If your pet goes missing, post photos with details of any identifying features. As well, for those who come across lost pets and bring them for a microchip check, only post the last four digits and let the owner contact them with the rest of the number to confirm ownership.
In 2017, Dubai cat Dinky made headlines for disappearing after he was supposed to be flown out on an Emirates flight to Gatwick. When the flight landed, the cage was empty, but no one knew what had happened. After 60 days, and thanks to the help of social media, a similar-looking cat was found in Al Barsha and brought to the Dubai Municipality where the microchip confirmed it was indeed Dinky. Soon after, he was reunited with his owners in the UK.
Dinky’s Dubai caretaker Donna Louise Baily remembers the urgency she felt to find her parents’ cat. She says posting in local social media groups, including ones not related to animals – about “a small cat with a funny tooth” – helped to spread word quicker.
“Post on as many social media groups, especially lost pets and local groups wherever the pet has gone missing. For example, [I approached] Mirdif Mums and even school pages,” she says. “Social media was how we found Dinky.”
Keep on looking
While posting on a social platform is a good way to raise awareness, going out to physically look for a lost pet is equally as important, especially in and around neighbourhoods where they got lost or ones they are familiar with.
“I made hundreds of posters and put them up in shops around Dubai Airport and I had people from around Gatwick Airport posting for me too, as we didn’t know if he was in Dubai or London,” says Bailey.
Dubai resident and animal lover Laura Maria, who was part of a search crew for a missing puppy named Nini, also knows the importance of being active. Nini was part of five pups who had been recently rescued and had been put on a trial adoption.
However, Maria’s jubilation soon turned to worry when she got a call not too long afterward.
“I was so excited that we found the right family for one of them,” she says. “We left the pup in trial adoption, but after just a couple of hours I got a call that she had been lost on her walk as the harness bought by [the potential owners] was too big on her. We got there immediately to start the search.”
Unfortunately, finding Nini proved to be a challenge.
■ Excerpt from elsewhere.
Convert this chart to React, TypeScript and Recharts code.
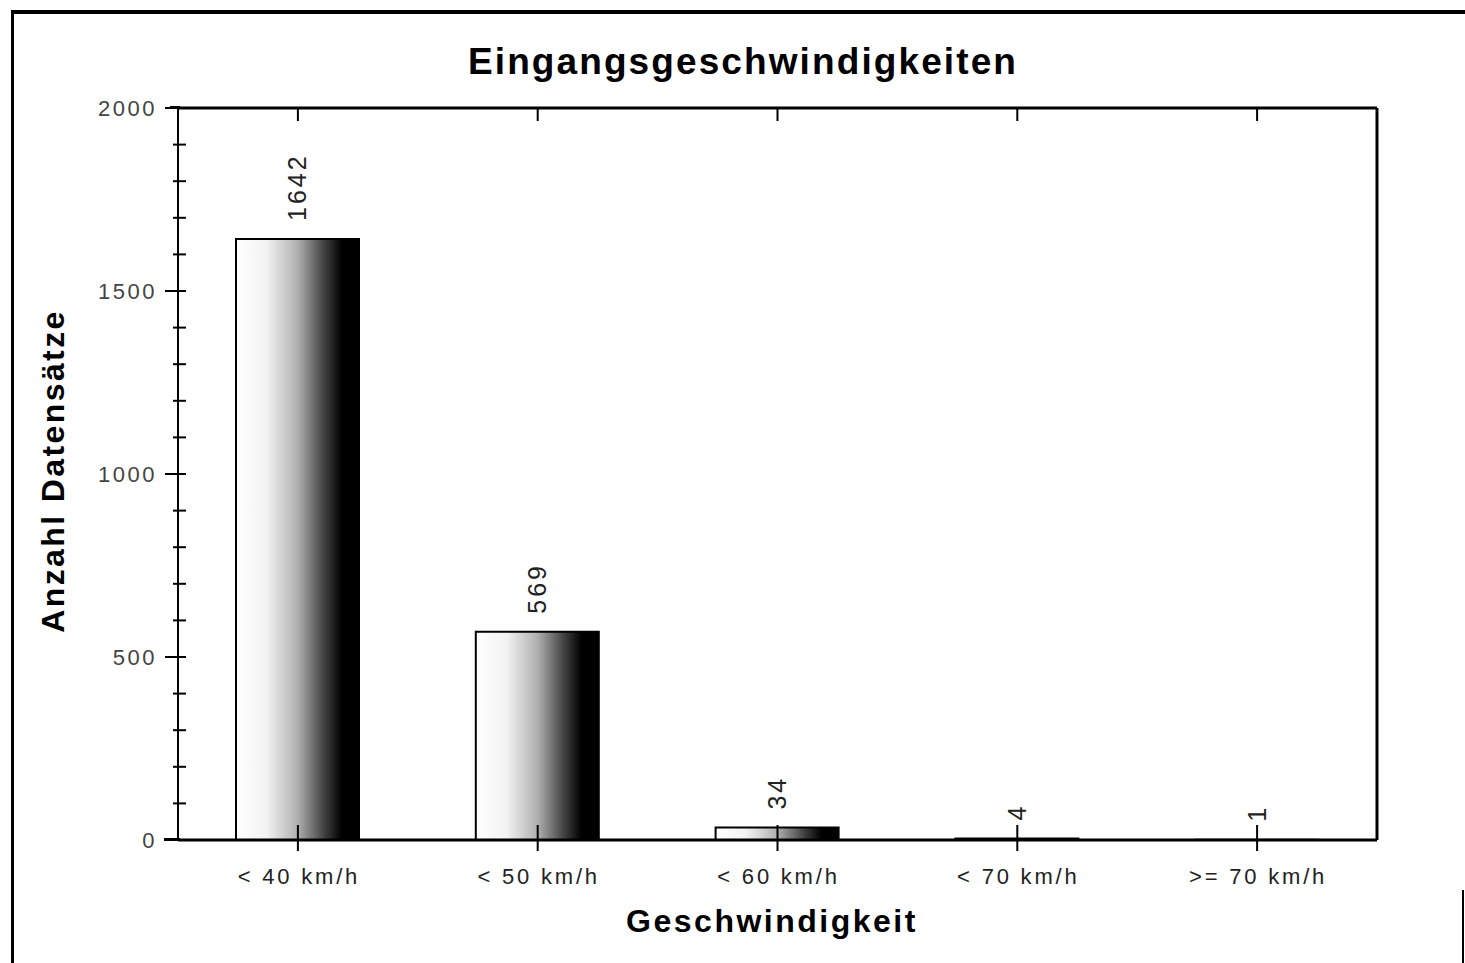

There were construction sites, bushes, and underground parking lots that she could have potentially hidden in. Nobody had seen her, and several days went by.
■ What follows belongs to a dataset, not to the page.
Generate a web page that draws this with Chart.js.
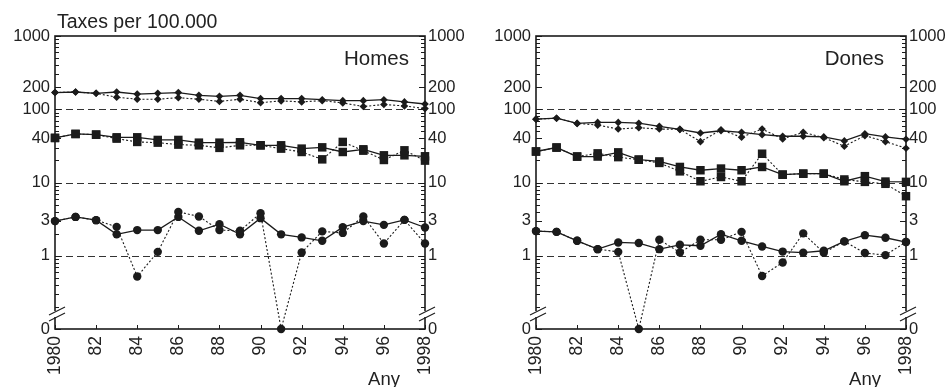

“We didn’t give up and for 10 days straight we were there day and night, calling out and searching, distributing flyers and asking every single person we saw around. We expected the family to join us and help look for her, but sadly that didn’t happen,” she says.
On the 10th day, a rescue group set up a search and about 15 volunteers came out late at night to look for the missing pup, something Maria says she will forever be grateful for.
“We spotted her in a construction site nearby, set up a trap and waited. It was the longest 10 minutes of our lives. She had fleas, scratches, wounds and two deep injuries on her paws. But she was so happy to see us and settled back very quickly,” Maria says.
Don’t give up hope
Saeed, Bailey and Maria all offer the same advice for owners of missing pets: don’t give up. Lost animals can feel overwhelmed by their new surroundings, but generally won’t wander away too far from spots they know or were last taken to. It is vital to go out and look for them, as well as update their microchips and collars in the hope they will be picked up by a kind stranger.
“Pets go into survival mode when they’ve spent more than three or four days lost, to which they may not respond to your voice or scent, therefore making it harder for you to find them. But that shouldn’t discourage you from searching every day and asking for help from the pet community,” says Maria. “There have been cases of pets reuniting with owners after months and even years, so [believe] it will happen.”